01/04/2025 reseauinternational.net  4min #273515

Le conflit entre la Turquie et la Grèce prend de l'ampleur

par Drago Bosnic

Ankara cherche à étendre son influence en Europe du Sud-Est. Pour ce faire, elle se prépare à ratifier des accords militaires avec plusieurs pays, dont l'Albanie, la Macédoine du Nord et le Kosovo-et-Métochie, une région autonome de Serbie. De son côté, la Grèce considère cela comme une tentative de s'entourer d'ennemis, tandis qu'Ankara établit une présence stratégique et étend son influence derrière le dos d'Athènes.

Depuis plus de 900 ans, des guerres éclatent de temps en temps entre les deux pays. Les tensions n'ont pas diminué même après l'adhésion de la Grèce et de la Turquie à l'OTAN en 1952. L'arrivée au pouvoir de Recep Tayyip Erdogan en Turquie a conduit à une politique extérieure néo-ottomane extrêmement expansionniste et agressive.

La Turquie considère que le partage des zones économiques exclusives en mer Égée et en Méditerranée orientale est «injuste» et cherche à en  prendre le contrôle, revendiquant environ la moitié des deux. Cette question ne se posait pas de manière aussi sérieuse jusqu'à la découverte de vastes réserves de pétrole et de gaz naturel.
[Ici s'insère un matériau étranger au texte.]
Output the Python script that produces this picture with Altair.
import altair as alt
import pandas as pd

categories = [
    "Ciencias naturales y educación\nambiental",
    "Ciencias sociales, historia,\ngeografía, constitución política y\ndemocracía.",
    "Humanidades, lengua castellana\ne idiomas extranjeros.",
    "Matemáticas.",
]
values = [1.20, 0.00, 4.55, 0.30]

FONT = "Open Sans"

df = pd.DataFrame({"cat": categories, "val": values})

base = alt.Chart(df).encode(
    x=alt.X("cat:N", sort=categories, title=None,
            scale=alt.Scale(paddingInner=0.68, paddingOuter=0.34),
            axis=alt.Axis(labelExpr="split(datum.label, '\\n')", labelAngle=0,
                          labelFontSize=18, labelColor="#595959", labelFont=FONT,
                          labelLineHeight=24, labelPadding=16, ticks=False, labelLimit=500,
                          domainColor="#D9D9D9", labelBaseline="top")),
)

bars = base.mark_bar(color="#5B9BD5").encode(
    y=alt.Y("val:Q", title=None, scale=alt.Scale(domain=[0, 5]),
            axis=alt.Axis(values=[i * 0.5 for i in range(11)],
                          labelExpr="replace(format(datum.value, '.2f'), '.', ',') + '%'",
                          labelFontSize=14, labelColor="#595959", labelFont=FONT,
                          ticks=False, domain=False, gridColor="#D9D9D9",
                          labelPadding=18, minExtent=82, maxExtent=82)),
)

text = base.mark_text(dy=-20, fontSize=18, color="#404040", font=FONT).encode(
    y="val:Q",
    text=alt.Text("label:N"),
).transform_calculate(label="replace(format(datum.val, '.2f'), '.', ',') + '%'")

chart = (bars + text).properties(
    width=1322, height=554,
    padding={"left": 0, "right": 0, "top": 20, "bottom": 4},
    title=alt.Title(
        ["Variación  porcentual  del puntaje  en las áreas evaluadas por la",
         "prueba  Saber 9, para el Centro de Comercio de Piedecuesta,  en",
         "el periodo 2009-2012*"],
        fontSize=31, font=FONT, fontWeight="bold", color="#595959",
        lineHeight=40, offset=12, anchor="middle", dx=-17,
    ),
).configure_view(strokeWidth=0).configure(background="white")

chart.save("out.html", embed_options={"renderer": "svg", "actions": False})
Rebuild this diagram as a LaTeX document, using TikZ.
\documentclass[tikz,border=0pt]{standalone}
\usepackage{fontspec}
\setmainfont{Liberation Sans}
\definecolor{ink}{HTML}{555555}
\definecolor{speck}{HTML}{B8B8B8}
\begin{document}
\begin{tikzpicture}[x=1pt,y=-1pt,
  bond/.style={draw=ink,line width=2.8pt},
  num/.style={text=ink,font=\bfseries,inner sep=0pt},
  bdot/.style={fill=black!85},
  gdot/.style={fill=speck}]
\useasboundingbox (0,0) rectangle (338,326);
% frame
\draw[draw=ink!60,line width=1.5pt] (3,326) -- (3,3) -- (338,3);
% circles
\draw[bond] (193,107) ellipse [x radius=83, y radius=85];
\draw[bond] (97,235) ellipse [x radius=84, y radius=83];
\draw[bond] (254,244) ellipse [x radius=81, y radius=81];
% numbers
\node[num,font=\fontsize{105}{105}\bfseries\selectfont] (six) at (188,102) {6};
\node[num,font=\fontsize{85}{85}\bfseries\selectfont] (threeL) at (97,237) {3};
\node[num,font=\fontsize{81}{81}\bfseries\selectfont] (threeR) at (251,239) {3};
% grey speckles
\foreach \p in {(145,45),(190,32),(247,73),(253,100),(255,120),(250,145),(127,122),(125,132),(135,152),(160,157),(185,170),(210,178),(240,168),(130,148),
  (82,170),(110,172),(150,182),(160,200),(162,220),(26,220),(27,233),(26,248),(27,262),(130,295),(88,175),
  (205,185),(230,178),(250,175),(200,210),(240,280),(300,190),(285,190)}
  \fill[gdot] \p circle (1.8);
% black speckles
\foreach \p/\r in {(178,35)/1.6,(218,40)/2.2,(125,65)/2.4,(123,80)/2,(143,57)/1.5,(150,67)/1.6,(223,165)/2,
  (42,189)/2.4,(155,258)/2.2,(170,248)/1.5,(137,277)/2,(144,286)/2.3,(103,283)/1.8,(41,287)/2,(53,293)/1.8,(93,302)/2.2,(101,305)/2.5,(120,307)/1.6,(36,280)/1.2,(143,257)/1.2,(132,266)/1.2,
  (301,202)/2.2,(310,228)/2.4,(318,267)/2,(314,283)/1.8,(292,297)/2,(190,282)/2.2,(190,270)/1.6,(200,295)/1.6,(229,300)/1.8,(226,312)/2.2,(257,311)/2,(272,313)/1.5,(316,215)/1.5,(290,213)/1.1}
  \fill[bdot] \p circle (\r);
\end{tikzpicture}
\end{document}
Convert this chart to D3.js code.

Cependant, depuis lors, Ankara cherche à établir un contrôle sur ces ressources, ce qui crée des tensions avec tous ses voisins maritimes de la région.

Cela a conduit à une militarisation des deux côtés. La Grèce construit à nouveau des bases sur les îles de la mer Égée. Athènes achète divers missiles multifonctionnels, notamment des Spike israéliens. La portée maximale de certains modèles de Spike dépasse les 30 km, ce qui signifie qu'ils peuvent couvrir une grande partie de la mer Égée et contenir des attaques turques potentielles.

Mais ces dernières années, Ankara a développé un certain nombre d'armements à portée opérationnelle (voire stratégique), notamment des missiles et des systèmes de missiles, ainsi que des drones aériens et maritimes. De plus, après le coup d'État de juillet 2016, Erdogan a effectivement purgé les forces armées turques de tout élément dissonant, ce qui a conduit à une paralysie des forces navales et aériennes. Le problème du manque d'effectifs a été résolu en mettant l'accent sur les systèmes sans pilote.

Cela a conduit à un contrôle politique beaucoup plus strict sur les militaires turcs, mais aussi à une position plus agressive de l'élite politique du pays.

Pire encore, Ankara cherche à étendre son influence en Europe du Sud-Est. À cet effet, elle se prépare à ratifier des accords militaires avec plusieurs pays. Ces accords ont été annoncés pour la première fois en 2024, mais la Turquie n'a pas encore entrepris de démarches dans leur cadre.

La Grèce est très préoccupée par ces évènements : l'Europe du Sud-Est est depuis longtemps un terrain géopolitique de confrontation où diverses puissances extérieures cherchent à s'impliquer.

Pour la Turquie, il ne s'agit pas seulement d'un problème stratégique d'encerclement de la Grèce, mais aussi d'une manière de promouvoir sa politique extérieure néo-ottomane.

Les médias grecs  rapportent que les accords mentionnés ont été «rapidement mis à l'ordre du jour du parlement turc, contrairement aux processus d'approbation habituels longs de ce genre d'accords militaires».

Ces accords permettront aux militaires turcs de conclure des accords secondaires avec des partenaires étrangers sans avoir besoin d'une nouvelle approbation du parlement et donneront en fait à Erdogan une grande liberté d'action en cas de conflits armés dans une région de plus en plus instable.

La Turquie considère ces accords militaires formels comme une base stratégique pour une ingérence plus poussée dans la région. Cela inclut la vente de systèmes sans pilote et d'autres produits militaires. Comme mentionné précédemment, bon nombre de ces accords sont cachés au public, présentés comme quelque chose d'autre. Selon le général de brigade turc Esat Mahmut Yilmaz, son pays a fusionné  trois accords dans une structure unique pour accélérer la participation de ses forces armées à diverses opérations à l'étranger.

Il semble que des temps difficiles attendent la région dans les années à venir.